End of the Line

Mullet Tales

An appreciation of an under-appreciated fish

Illustration: Barry Blitt

Frankly, I have never attended a mullet festival myself, and cannot know what passions such an event engenders. Still I find it troubling that someone at the 2014 Boggy Bayou MulletFest in Niceville, Florida, threw a full beer can that hit a featured attraction, the country singer Dustin Lynch, in the face. On YouTube you can watch Lynch, undaunted, peering into the crowd and saying, “I want to come to your workplace and throw [stuff] at you, man.”

You can see where that could lead. “Mommy, Mommy, why is the man in the big hat throwing [stuff] at the Jiffy Lube man?
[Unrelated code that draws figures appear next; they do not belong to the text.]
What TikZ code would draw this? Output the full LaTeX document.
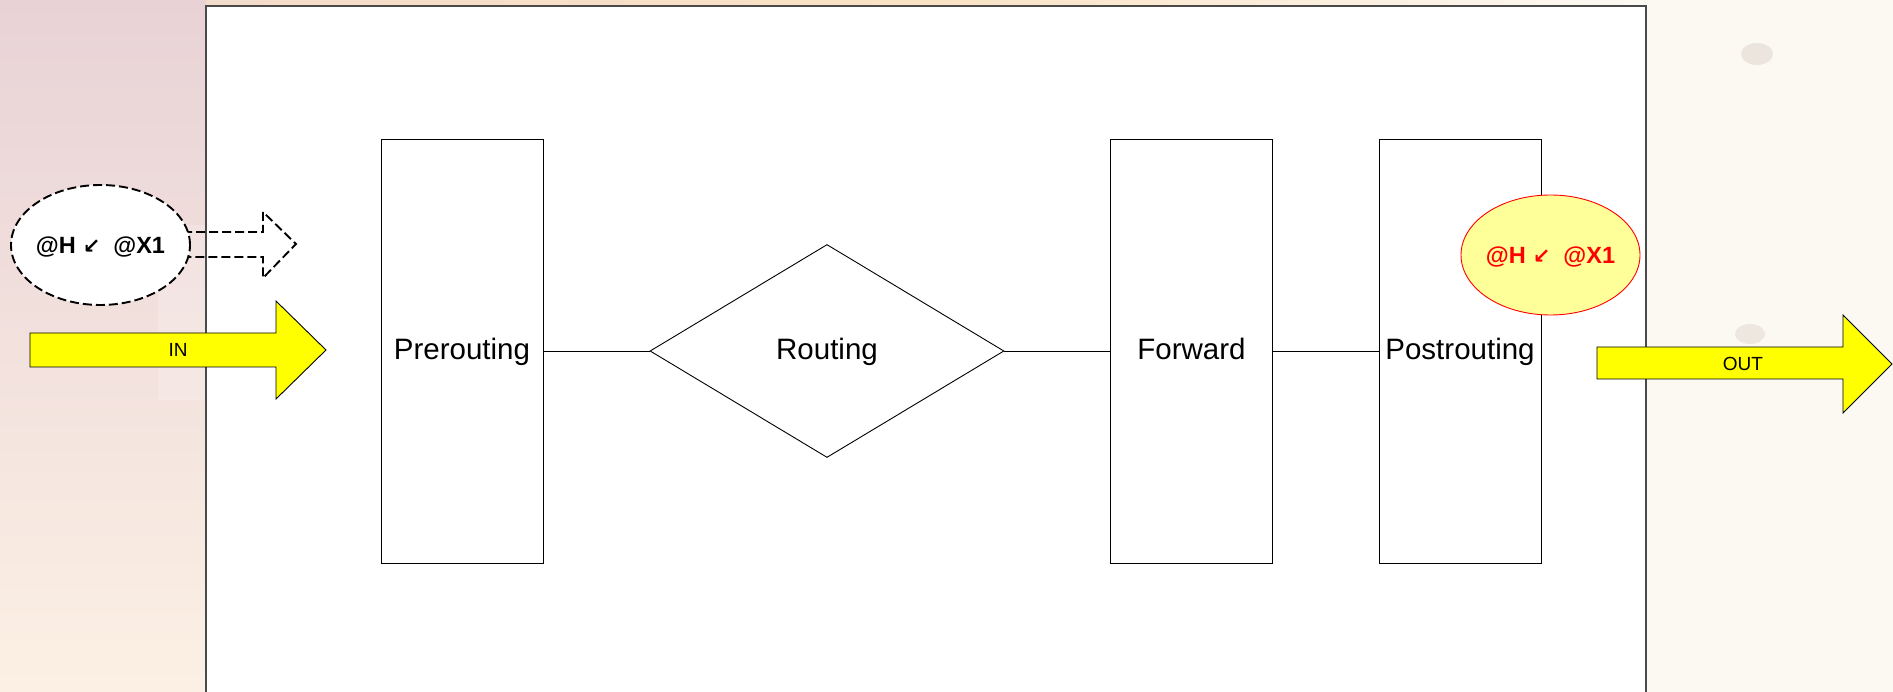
\documentclass[tikz,border=0pt]{standalone}
\usepackage{fontspec}
\setmainfont{Liberation Sans}
\newfontfamily\symfont{DejaVu Sans}
\usetikzlibrary{shapes.geometric}
\definecolor{bgcream}{HTML}{FCF9F3}
\definecolor{pinktop}{HTML}{E8D2D6}
\definecolor{pinkmid}{HTML}{F3E0D8}
\definecolor{peachbot}{HTML}{FCF0E4}
\definecolor{topstripA}{HTML}{F4DCCB}
\definecolor{topstripB}{HTML}{FAE2C4}
\definecolor{boxgray}{HTML}{4A4A4A}
\definecolor{arrowyellow}{HTML}{FFFF00}
\definecolor{paleyellow}{HTML}{FFFF99}
\definecolor{blobgray}{HTML}{DCD2CB}
\tikzset{
  stagebox/.style={draw=black, line width=0.9pt, fill=white, minimum width=162pt, minimum height=424pt, inner sep=0pt, text height=21pt, text depth=4pt, font=\fontsize{29.5}{32}\selectfont},
  decisionbox/.style={diamond, draw=black, line width=0.9pt, fill=white, minimum width=354pt, minimum height=213pt, inner sep=0pt, text height=21pt, text depth=4pt, font=\fontsize{29.5}{32}\selectfont},
  flowline/.style={draw=black, line width=0.9pt},
  mainframe/.style={draw=boxgray, line width=1.4pt, fill=white},
  bigarrow/.style={draw=black, line width=0.9pt, fill=arrowyellow, line join=miter},
  arrowlabel/.style={inner sep=0pt, text height=13.6pt, text depth=0pt, font=\fontsize{19}{20}\selectfont},
  markbubble/.style={ellipse, minimum width=179pt, minimum height=120pt, inner sep=0pt, text height=16.5pt, text depth=0pt, font=\fontsize{23.5}{24}\selectfont\bfseries},
  dashline/.style={draw=black, line width=1.9pt, dash pattern=on 9pt off 4pt},
}
\newcommand{\marktext}{\makebox[0pt][c]{@H\hspace{7pt}{\symfont\fontsize{21}{21}\selectfont ↙}\hspace{13pt}@X1}}
\begin{document}
\begin{tikzpicture}[x=1pt,y=-1pt]
\useasboundingbox (0,0) rectangle (1893,692);
\clip (0,0) rectangle (1893,692);
% background
\fill[bgcream] (0,0) rectangle (1893,692);
\shade[top color=pinktop, middle color=pinkmid, bottom color=peachbot] (0,0) rectangle (206,692);
\shade[left color=topstripA, right color=bgcream, middle color=topstripB] (206,0) rectangle (1646,8);
\fill[white, opacity=0.2] (158,225) rectangle (206,400);
\fill[blobgray, opacity=0.5] (1757,54) ellipse (16 and 11);
\fill[blobgray, opacity=0.45] (1750,334) ellipse (15 and 10);
% main frame
\draw[mainframe] (206,6) rectangle (1646,720);
% stages
\node[stagebox] (pre) at (462,351) {Prerouting};
\node[decisionbox] (route) at (827,351) {Routing};
\node[stagebox] (fwd) at (1191.5,351) {Forward};
\node[stagebox] (post) at (1460,351) {Postrouting};
\draw[flowline] (pre.east) -- (route.west);
\draw[flowline] (route.east) -- (fwd.west);
\draw[flowline] (fwd.east) -- (post.west);
% IN arrow
\draw[bigarrow] (30,333) -- (276,333) -- (276,301) -- (326,350) -- (276,399) -- (276,367) -- (30,367) -- cycle;
\node[arrowlabel] (inlbl) at (178,350) {IN};
% OUT arrow
\draw[bigarrow] (1597,347) -- (1843,347) -- (1843,315) -- (1892,364) -- (1843,413) -- (1843,379) -- (1597,379) -- cycle;
\node[arrowlabel] (outlbl) at (1743,364) {OUT};
% dashed mark arrow and bubble
\draw[dashline, line join=miter] (170,232) -- (263,232) -- (263,212) -- (296,244) -- (263,278) -- (263,257) -- (170,257);
\node[markbubble, dashline, fill=white] (markin) at (100.5,245) {\marktext};
% red mark bubble
\node[markbubble, draw=red, line width=0.9pt, fill=paleyellow, text=red] (markout) at (1550.5,255) {\marktext};
\end{tikzpicture}
\end{document}
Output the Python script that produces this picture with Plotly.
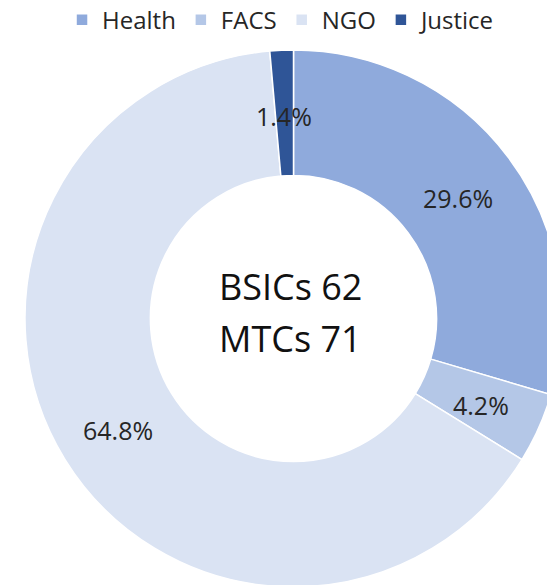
import math
import plotly.graph_objects as go

categories = ["Health", "FACS", "NGO", "Justice"]
counts = [21, 3, 46, 1]
colors = ["#8FAADC", "#B4C7E7", "#DAE3F3", "#2F5597"]
center_lines = ["BSICs 62", "MTCs 71"]

HOLE = 0.533
W, H = 562, 587
fig = go.Figure(go.Pie(
    labels=categories,
    values=counts,
    hole=HOLE,
    sort=False,
    direction="clockwise",
    rotation=0,
    marker=dict(colors=colors, line=dict(color="white", width=1.5)),
    textinfo="none",
    hoverinfo="label+value+percent",
))

# percentage labels at the middle of each ring segment (derived from the data)
total = sum(counts)
cum = 0
r_mid = 0.5 * (1 + HOLE) / 2
for c in counts:
    mid = (cum + c / 2) / total * 2 * math.pi
    cum += c
    fig.add_annotation(
        x=0.5 + r_mid * math.sin(mid), y=0.5 + r_mid * math.cos(mid),
        xref="paper", yref="paper", xanchor="center", yanchor="middle",
        text=f"{c / total * 100:.1f}%",
        showarrow=False, yshift=-3,
        font=dict(family="Open Sans", size=25, color="#262626"))

fig.add_annotation(x=0.5, y=0.5, xref="paper", yref="paper", text=center_lines[0],
                   xanchor="center", yanchor="middle",
                   showarrow=False, yshift=32, xshift=-3,
                   font=dict(family="Open Sans", size=36, color="#111111"))
fig.add_annotation(x=0.5, y=0.5, xref="paper", yref="paper", text=center_lines[1],
                   xanchor="center", yanchor="middle",
                   showarrow=False, yshift=-20, xshift=-3,
                   font=dict(family="Open Sans", size=36, color="#111111"))

fig.update_layout(
    width=W, height=H,
    margin=dict(l=25, r=0, t=50, b=0, autoexpand=False),
    paper_bgcolor="white",
    plot_bgcolor="white",
    legend=dict(orientation="h", x=0.4777, xanchor="center", y=1.0555, yanchor="middle",
                font=dict(family="Open Sans", size=24, color="#262626"),
                itemwidth=30, traceorder="normal"),
    showlegend=True,
)

fig.write_html(
    "out.html",
    config={"displayModeBar": False},
    post_script="document.body.style.margin='0';document.body.style.overflow='hidden';"
                "document.documentElement.style.overflow='hidden';",
)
Can I throw [stuff] at the Jiffy Lube man?”

And here’s what people will be thinking: That’s about the kind of trend you’d expect from a celebration of the mullet. The “lowly” mullet, as it is so often called, the “humble,” the “much maligned” mullet. Time for reassessment, folks.

Traditionally, of course, what people throw during a mullet festival is mullet, and not at anyone, but for distance, and charity, and an occasion to drink beer. Famously, the Flora-Bama Lounge & Oyster Bar, on the Florida-Alabama line, draws some 35,000 people annually to its Interstate Mullet Toss. The all-time record, 179 feet, could be seen as a tribute to mullet aerodynamics.
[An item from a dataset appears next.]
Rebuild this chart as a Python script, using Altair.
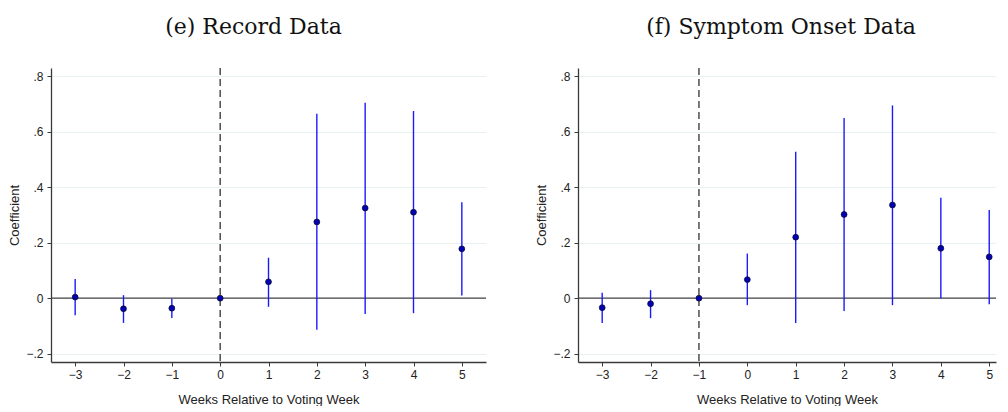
import altair as alt
import pandas as pd

weeks = [-3, -2, -1, 0, 1, 2, 3, 4, 5]

record_coef = [0.004, -0.038, -0.036, 0.0, 0.059, 0.275, 0.325, 0.310, 0.178]
record_lo = [-0.061, -0.089, -0.071, None, -0.031, -0.114, -0.057, -0.054, 0.010]
record_hi = [0.069, 0.011, -0.001, None, 0.146, 0.665, 0.705, 0.675, 0.346]

onset_coef = [-0.034, -0.020, 0.0, 0.067, 0.220, 0.302, 0.336, 0.180, 0.149]
onset_lo = [-0.089, -0.072, None, -0.025, -0.089, -0.046, -0.025, 0.000, -0.022]
onset_hi = [0.020, 0.029, None, 0.161, 0.528, 0.650, 0.695, 0.362, 0.318]

titles = ["(e) Record Data", "(f) Symptom Onset Data"]
ref_weeks = [0, -1]

y_ticks = [-0.2, 0, 0.2, 0.4, 0.6, 0.8]
x_ticks = weeks

SANS = "Liberation Sans"
SERIF = "DejaVu Serif"
AXIS_COLOR = "#3a3a3a"


def panel(coef, lo, hi, title, ref, width, xmax, title_dx):
    df = pd.DataFrame({"week": weeks, "coef": coef, "lo": lo, "hi": hi})
    xscale = alt.Scale(domain=[-3.5, xmax], nice=False, zero=False)
    yscale = alt.Scale(domain=[-0.23, 0.83], nice=False, zero=False)
    x_axis = alt.Axis(
        values=x_ticks, format="d", title="Weeks Relative to Voting Week",
        grid=False, tickSize=4, labelPadding=3, titlePadding=13,
    )
    y_axis = alt.Axis(
        values=y_ticks, title="Coefficient", grid=True,
        gridColor="#e8f0f1", gridWidth=1, tickSize=4, labelPadding=4,
        titlePadding=4,
        labelExpr="datum.value == 0 ? '0' : replace(format(datum.value, '.1f'), '0.', '.')",
    )
    base = alt.Chart(df)
    ci = base.mark_rule(color="#1a1aff", strokeWidth=1.4).encode(
        x=alt.X("week:Q", scale=xscale, axis=x_axis),
        y=alt.Y("lo:Q", scale=yscale, axis=y_axis),
        y2="hi:Q",
    )
    zero = alt.Chart(pd.DataFrame({"z": [0]})).mark_rule(
        color="#444444", strokeWidth=1.3
    ).encode(y=alt.Y("z:Q", scale=yscale))
    vline = alt.Chart(pd.DataFrame({"r": [ref]})).mark_rule(
        color="#333333", strokeWidth=1.3, strokeDash=[7, 4]
    ).encode(x=alt.X("r:Q", scale=xscale))
    pts = base.mark_point(
        filled=True, shape="circle", size=34, color="#0000b8",
        stroke="#101030", strokeWidth=0.8, opacity=1,
    ).encode(
        x=alt.X("week:Q", scale=xscale),
        y=alt.Y("coef:Q", scale=yscale),
    )
    return alt.layer(zero, vline, ci, pts).properties(
        width=width, height=294,
        title=alt.TitleParams(
            title, font=SERIF, fontSize=22, fontWeight="normal",
            color="#111111", anchor="middle", offset=28, dx=title_dx,
        ),
    )


left = panel(record_coef, record_lo, record_hi, titles[0], ref_weeks[0], 435, 5.5, -15)
right = panel(onset_coef, onset_lo, onset_hi, titles[1], ref_weeks[1], 418, 5.14, -6)

chart = alt.hconcat(left, right, spacing=48).properties(
    padding={"top": 8, "left": 0, "right": 0, "bottom": 0}
).configure_view(
    stroke=None
).configure_axis(
    labelFont=SANS, titleFont=SANS, labelFontSize=12, titleFontSize=13,
    labelColor="#222222", titleColor="#222222", titleFontWeight="normal",
    domainColor=AXIS_COLOR, tickColor=AXIS_COLOR, domainWidth=1.3,
)

chart.save("out.html", embed_options={"renderer": "svg", "actions": False})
But no, the preferred way to toss a mullet is to wad it up and throw it like a softball. Does anybody toss trout? No. Or tilapia, even? In recent years tilapia has become the fourth most popular fish in America, even though it is no less of a bottom feeder than mullet—and indeed many tilapia imported from China have been fattened up on chicken doody. Yet when I mention to people that I am writing about mullet, so many respond by saying, “Does anybody ever eat one?”

You damn right. A specialty of the very nice Spring Creek Restaurant in Crawfordville, Florida, is a very nice dinner of fried mullet, caught in local waters from the establishment’s own boat. In St. Petersburg, Florida, Ted Peters Famous Smoked Fish has been largely mullet-based since 1951.

And yet here is one of the first things I learned from elder relatives, fishing for croakers and whiting in North Florida. One of us accidentally caught a mullet (it can happen, although mullet, essentially vegetarian, aren’t big biters). Can’t eat that, I was told. Good only for bait.

It’s not a pretty fish. Its face is too small. Where you can almost imagine a redfish breaking into a smile (not in a boat, though), a mullet’s face amounts to big bug eyes and little squinched-up sucky lips. A mullet’s body is sleek but also swarthy. Generally its colors (mullet comes from the same Indo-European root as melanin, dark pigment) resemble those of the old, piratical Oakland Raiders.

And we must not fail to mention the mullet hairstyle, short in front, long down the back—inspired, conceivably, by the little-face-long-body look of the fish. The New York Times recently reported that the mullet coif had become fashionable, but come on: These are highly modified versions. The fish’s image is never going to be improved by that of the ’do. At one point the state of Florida, which officially changed the name of the dolphinfish to mahimahi so potential eaters wouldn’t associate it with Flipper, tried to change mullet’s name to the Spanish, lisa. Didn’t catch on. A mullet doesn’t look like a Lisa.

It doesn’t need to. It is high in heart-healthy omega-3 fatty acids. Because it doesn’t eat other fish, it is low in mercury content (and lots of game fish eat it, so it’s good for them). It reproduces rapidly, so it’s sustainable. A fish (a Mediterranean staple for thousands of years) for the twenty-first century!

And it inspired Man and Mullet: An Elegy for a Lost Way of Life, by Alan Ryle Frederiksen. Michael Swindle in his own good book Mulletheads calls Frederiksen “the Melville of mullet.” This vertiginous portrait of old-school gillnetters grappling with a school of running mullet—a great knot referred to collectively as he—indeed evokes Moby-Dick. To appreciate it is to dive in and get lost, but here is the knot:

“Fish on the move; surface appeared to come alive with escaping mullet…fused into a mass…like acrobats leapfrogging one another but with this difference: now hundreds in the air formed a solid wall of lunging bodies. The conglomerate melded…”

And here, inside one mullet: “…deftly one removes the black membrane covering the fatty belly, then greases hands and fingers in the oozy substance reborn of the leafy detritus—black mangrove (gopherwood)—ancient tree planking Noah’s Ark…”

Try to find a copy. I also recommend Googling “mullet gizzard.”